CODE Original Article
By Khanh Le, Laszlo Sajtos, Werner Kunz and Karen Fernandez

What's the article about

Collaboration between employees and (ro)bots will be a key development of the future of service. However, most current research on the application of (ro)bots in business did not emphasise the importance of such collaboration until recently. Thus, the team at the University of Auckland and the University of Massachusetts, Boston (USA) conducted experimental studies to determine the importance of this collaboration in serving customers.

Dive into the details

The research team considers the most important aspect of this collaboration to be the cues given to the customer by the employee-(ro)bot team to signal them to notice (and understand) the collaboration. These cues involve four distinctive features belonging to two categories: task connection cues (the displaying of the work-related processes between the employee and (ro)bot to the customer) and entity connection cues (the displaying of the relationship between the employee and (ro)bot to the customer regardless of whether or not they are working together).

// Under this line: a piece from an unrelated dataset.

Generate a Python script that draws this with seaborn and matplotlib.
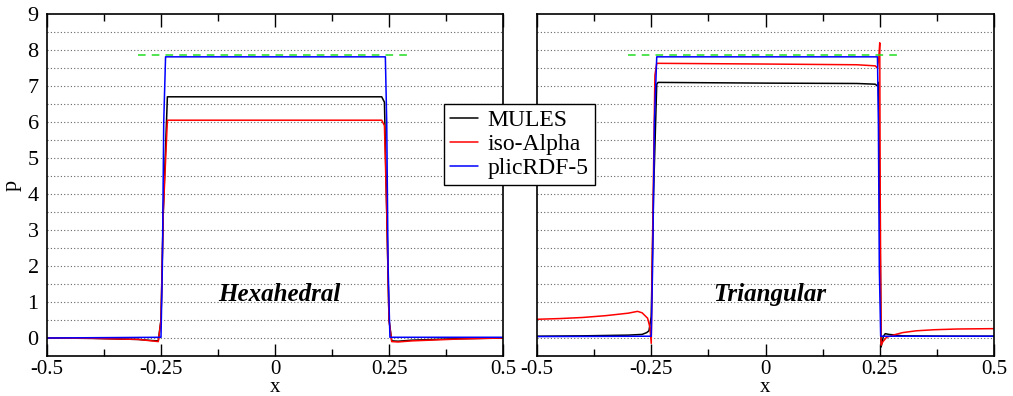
import numpy as np
import pandas as pd
import matplotlib
matplotlib.use("Agg")
import matplotlib.pyplot as plt
import seaborn as sns

sns.set_style("ticks")
plt.rcParams['font.family'] = ['Liberation Serif', 'DejaVu Serif']
plt.rcParams['text.color'] = 'black'
plt.rcParams['axes.labelcolor'] = 'black'
plt.rcParams['xtick.color'] = 'black'
plt.rcParams['ytick.color'] = 'black'

# Hexahedral mesh
hex_mules_x = [-0.5, -0.4, -0.3, -0.27, -0.256, -0.25, -0.245, -0.236, 0.0, 0.234, 0.24, 0.245, 0.25, 0.256, 0.27, 0.3, 0.4, 0.5]
hex_mules_y = [0.0, -0.01, -0.04, -0.07, -0.08, 0.5, 3.5, 6.7, 6.7, 6.7, 6.55, 3.5, 0.5, -0.08, -0.09, -0.06, -0.02, 0.0]
hex_iso_x = [-0.5, -0.4, -0.3, -0.27, -0.256, -0.25, -0.245, -0.236, 0.0, 0.234, 0.24, 0.245, 0.25, 0.256, 0.27, 0.3, 0.4, 0.5]
hex_iso_y = [0.0, -0.01, -0.04, -0.08, -0.1, 0.5, 3.5, 6.05, 6.05, 6.05, 5.9, 3.5, 0.5, -0.1, -0.11, -0.08, -0.03, 0.0]
hex_plic_x = [-0.5, -0.25, -0.247, -0.244, -0.24, 0.0, 0.242, 0.245, 0.248, 0.252, 0.5]
hex_plic_y = [0.0, 0.02, 2.0, 6.0, 7.81, 7.81, 7.81, 6.0, 2.0, 0.02, 0.02]

# Triangular mesh
tri_mules_x = [-0.5, -0.4, -0.3, -0.27, -0.26, -0.255, -0.25, -0.245, -0.238, -0.235, 0.0, 0.2, 0.24, 0.245, 0.247, 0.25, 0.253, 0.258, 0.262, 0.27, 0.3, 0.4, 0.5]
tri_mules_y = [0.05, 0.06, 0.08, 0.1, 0.15, 0.2, 0.6, 4.0, 7.05, 7.1, 7.08, 7.07, 7.05, 7.0, 7.1, 4.0, -0.25, 0.05, 0.12, 0.1, 0.06, 0.05, 0.05]
tri_iso_x = [-0.5, -0.45, -0.4, -0.35, -0.3, -0.28, -0.27, -0.262, -0.258, -0.253, -0.25, -0.248, -0.242, -0.238, 0.0, 0.2, 0.24, 0.245, 0.248, 0.25, 0.251, 0.253, 0.257, 0.265, 0.275, 0.285, 0.3, 0.33, 0.37, 0.42, 0.5]
tri_iso_y = [0.52, 0.54, 0.57, 0.62, 0.69, 0.74, 0.7, 0.6, 0.55, 0.3, -0.15, 2.0, 7.3, 7.63, 7.61, 7.59, 7.56, 7.5, 7.8, 8.2, 4.0, -0.2, -0.1, 0.02, 0.06, 0.1, 0.15, 0.2, 0.23, 0.25, 0.26]
tri_plic_x = [-0.5, -0.25, -0.247, -0.243, -0.238, 0.0, 0.245, 0.247, 0.249, 0.252, 0.5]
tri_plic_y = [0.04, 0.05, 2.0, 6.0, 7.81, 7.81, 7.81, 6.0, 2.0, 0.05, 0.05]

# analytical value
exact_x = [-0.3, 0.3]
exact_y = [7.85, 7.85]

labels = ['MULES', 'iso-Alpha', 'plicRDF-5']
colors = ['black', 'red', 'blue']
xticks = [-0.5, -0.25, 0, 0.25, 0.5]
xtick_labels = ['-0.5', '-0.25', '0', '0.25', '0.5']
yticks = list(range(0, 10))

fig = plt.figure(figsize=(10.13, 3.96), dpi=100)
ax1 = fig.add_axes([47/1013, 1-356/396, 456/1013, 342/396])
ax2 = fig.add_axes([537/1013, 1-356/396, 457/1013, 342/396])

panels = [
    (ax1, [(hex_mules_x, hex_mules_y), (hex_iso_x, hex_iso_y), (hex_plic_x, hex_plic_y)], 'Hexahedral'),
    (ax2, [(tri_mules_x, tri_mules_y), (tri_iso_x, tri_iso_y), (tri_plic_x, tri_plic_y)], 'Triangular'),
]

for ax, series, name in panels:
    for y in np.arange(0, 9, 0.5):
        ax.axhline(y, color='#666666', lw=0.8, ls=(0, (1, 2)), zorder=0)
    for (xs, ys), lab, c in zip(series, labels, colors):
        sns.lineplot(x=xs, y=ys, ax=ax, color=c, lw=1.1, label=lab, estimator=None, sort=False, legend=False)
    sns.lineplot(x=exact_x, y=exact_y, ax=ax, color='#22dd22', lw=1.1, ls=(0, (5, 4)), estimator=None, legend=False)
    ax.set_xlim(-0.5, 0.5)
    ax.set_ylim(-0.5, 9)
    ax.set_xticks(xticks)
    ax.set_xticklabels(xtick_labels)
    ax.set_xticks([-0.375, -0.125, 0.125, 0.375], minor=True)
    ax.tick_params(axis='x', which='major', direction='in', length=9, top=True, labelsize=15, width=1, pad=3)
    ax.tick_params(axis='x', which='minor', direction='in', length=5, top=True, width=1)
    ax.set_xlabel('x', fontsize=15, labelpad=-1)
    for s in ax.spines.values():
        s.set_linewidth(1.2)
        s.set_color('black')
    ax.text(0.01, 1.2, name, fontsize=18, fontweight='bold', fontstyle='italic', ha='center', va='center')

ax1.set_yticks(yticks)
ax1.tick_params(axis='y', direction='in', length=0, labelsize=16, pad=6)
ax1.set_ylabel('p', fontsize=16, labelpad=4)
ax2.set_yticks(yticks)
ax2.tick_params(axis='y', length=0, labelleft=False)

handles = ax1.get_lines()
leg_handles = [h for h in handles if h.get_label() in labels]
leg = fig.legend(leg_handles, labels, loc='upper left', bbox_to_anchor=(444/1013, 1-104/396),
                 fontsize=17, frameon=True, fancybox=False, edgecolor='black', framealpha=1,
                 handlelength=1.2, handletextpad=0.4, labelspacing=0.1, borderpad=0.25, borderaxespad=0)
leg.get_frame().set_linewidth(1.0)

fig.savefig('out.png', dpi=100)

Task connection cues consist of two features: how the two entities present themselves to the customer (either simultaneously or sequentially), and their communication about the coordinated action needed in order to complete the customer request. Entity connection cues consist of two features: the displaying of who is the supervisor of the team and whether or not the two entities share a joint performance objective. These cues were hypothesised to improve satisfaction through the customer’s subjective evaluation of how cohesively the two entities work together and how smoothly the employee and (ro)bot provide the service process.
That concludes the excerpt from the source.